Tokyo Motor Show, schiaffo allo tsunami

Ha cambiato sede e data il Tokyo Motor Show, aperto al pubblico da domani all’11 dicembre. Per un Paese tradizionalista, conservatore e, se vogliamo, anche piuttosto superstizioso, come il Giappone, un cambiamento così radicale è forse il segnale che sono ormai un ricordo gli effetti devastanti del terremoto, dello tsunami e del fallout radioattivo della scorsa primavera che hanno messo in ginocchio la produzione dei big nazionali già provati sul fronte export dalla forza dello yen. Fino a oggi ospitato nel decentrato quartiere fieristico di Makuhari, dove sono stati celebrati i fasti dell’industria giapponese nelle edizioni a cavallo fra gli Anni ’80 e gli Anni ’90, il Salone nipponico, giunto, con cadenza biennale, alla 42ª edizione, ha trovato una nuova casa nel modernissimo centro espositivo Big Sight, imponente piramide capovolta che sorge al centro della Baia di Tokyo, facilmente raggiungibile con un people mover.

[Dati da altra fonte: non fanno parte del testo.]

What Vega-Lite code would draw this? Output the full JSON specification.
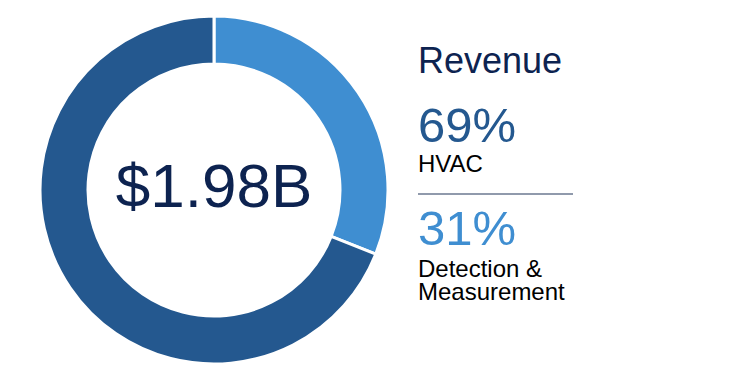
{
  "$schema": "https://vega.github.io/schema/vega-lite/v6.json",
  "padding": 0,
  "background": "white",
  "spacing": 0,
  "bounds": "flush",
  "config": {"view": {"stroke": null}, "font": "Liberation Sans"},
  "hconcat": [
    {
      "width": 428,
      "height": 380,
      "data": {"values": [
        {"segment": "Detection & Measurement", "share": 31, "rank": 1},
        {"segment": "HVAC", "share": 69, "rank": 2}
      ]},
      "layer": [
        {
          "mark": {"type": "arc", "radius": 174, "radius2": 126, "stroke": "white", "strokeWidth": 3},
          "encoding": {
            "theta": {"field": "share", "type": "quantitative", "stack": true},
            "order": {"field": "rank", "type": "quantitative"},
            "color": {"field": "segment", "type": "nominal", "legend": null,
              "scale": {"domain": ["HVAC", "Detection & Measurement"], "range": ["#24588F", "#3F8ED1"]}}
          }
        },
        {
          "data": {"values": [{"total": "$1.98B"}]},
          "mark": {"type": "text", "fontSize": 62, "color": "#0D2350", "baseline": "middle", "align": "center", "dy": -2},
          "encoding": {"text": {"field": "total", "type": "nominal"}}
        }
      ]
    },
    {
      "width": 322,
      "height": 380,
      "data": {"values": [
        {"line": 1, "text": "Revenue", "kind": "title"},
        {"line": 2, "text": "69%", "kind": "pct", "segment": "HVAC"},
        {"line": 3, "text": "HVAC", "kind": "label"},
        {"line": 4, "text": "", "kind": "sep"},
        {"line": 5, "text": "31%", "kind": "pct", "segment": "Detection & Measurement"},
        {"line": 6, "text": "Detection &", "kind": "label"},
        {"line": 7, "text": "Measurement", "kind": "label"}
      ]},
      "resolve": {"scale": {"y": "shared"}},
      "layer": [
        {
          "transform": [{"filter": "datum.kind === 'title'"}],
          "mark": {"type": "text", "fontSize": 36, "color": "#0D2350", "align": "left", "baseline": "alphabetic"},
          "encoding": {
            "x": {"value": -10},
            "y": {"field": "line", "type": "quantitative", "axis": null,
              "scale": {"domain": [1, 2, 3, 4, 5, 6, 7], "range": [73, 142, 172, 194, 245, 277, 300], "zero": false, "nice": false}},
            "text": {"field": "text", "type": "nominal"}
          }
        },
        {
          "transform": [{"filter": "datum.kind === 'pct'"}],
          "mark": {"type": "text", "fontSize": 49, "align": "left", "baseline": "alphabetic"},
          "encoding": {
            "x": {"value": -10},
            "y": {"field": "line", "type": "quantitative", "axis": null},
            "text": {"field": "text", "type": "nominal"},
            "color": {"field": "segment", "type": "nominal", "legend": null,
              "scale": {"domain": ["HVAC", "Detection & Measurement"], "range": ["#285B95", "#52A6E2"]}}
          }
        },
        {
          "transform": [{"filter": "datum.kind === 'label'"}],
          "mark": {"type": "text", "fontSize": 24, "color": "#000000", "align": "left", "baseline": "alphabetic"},
          "encoding": {
            "x": {"value": -10},
            "y": {"field": "line", "type": "quantitative", "axis": null},
            "text": {"field": "text", "type": "nominal"}
          }
        },
        {
          "transform": [{"filter": "datum.kind === 'sep'"}],
          "mark": {"type": "rule", "color": "#6B7890", "strokeWidth": 1.5},
          "encoding": {
            "x": {"value": -10},
            "x2": {"value": 145},
            "y": {"field": "line", "type": "quantitative", "axis": null}
          }
        }
      ]
    }
  ]
}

Il mercato dell’auto nipponico, dopo un lungo periodo di stagnazione, comincia a dare segni di ripresa e anche il salone si svolgerà in un clima più sereno rispetto al 2009 quando le case estere disertarono in massa l'evento, riducendolo a una parata assai dimessa dei costruttori di casa. Tornano, dunque, a ranghi completi, i costruttori tedeschi, compresa Porsche, i blasoni inglesi Jaguar e Land Rover della scuderia Tata e le francesi Renault, Peugeot e Citroën, mentre mancano anche quest’anno all’appello i gruppi americani che, del resto, hanno una quota molto limitata delle già esigue vendite di auto straniere in Giappone che nei primi dieci mesi di quest’anno hanno totalizzato 226mila unità su un totale di 1,97 milioni di immatricolazioni.
Le tante novità presentate dalle case ruotano tutte attorno al tema centrale del Salone che è ancora una volta quello della mobilità sostenibile, una problematica molto sentita in un Paese fatto di gigantesche metropoli, con periferie che ormai si toccano e si confondono, dove l’unica soluzione praticabile per rendere l’aria più respirabile è rappresentata dalle auto ibride e elettriche. Smart Mobility City è il «salone nel Salone» voluto dall’associazione dei costruttori locali, la Jama, proprio per raccogliere ed esporre le proposte tecnologicamente più avanzate nella riduzione delle emissioni.
A guidare l’armata del Sol Levante c’è sempre Toyota, per nulla rassegnata, nonostante la riduzione della produzione dovuta allo tsunami e all’onda lunga della vicenda dei richiami in Usa, a cedere lo scettro di primo produttore automobilistico mondiale. L’orgoglio della casa della doppia ellisse è rappresentata dalla vettura più rappresentativa tra le novità esposte, non un’auto ecologica, ma la Gt 86, sportiva pura, erede di una lunga tradizione che Toyota vanta in questa prestigiosa nicchia. Non mancano, ovviamente, i modelli ibridi, come la compatta Aqua Full Hybrid, oltre a quelli elettrici e a fuel cell. Per far provare le sue vetture Toyota utilizzerà una struttura non lontana dal Big Sight che, comunque, dispone di una pista di prove sul tetto. Guidata da Carlos Ghosn, divenuto ormai lo zar della mobilità elettrica, Nissan punta molto, questa volta, anche sulla sua anima sportiva presentando la Juke nella versione realizzata da Nismo, divisione sportiva del brand di Yokohama, che ha già elaborato una Leaf da competizione. Sempre da Nissan debutta la terza generazione del concept Pivo, ora più vicino alla produzione di serie, che perde però l’inconfondibile sfera, ruotante di 180°, che racchiudeva l’abitacolo sulle prime due serie.

Anche la piccola di Nissan è ovviamente elettrica, con i motori nelle ruote, ed è forse il simbolo di questo Salone che appare, complessivamente, un po’ lontano dai problemi attuali della mobilità e del mercato automobilistico.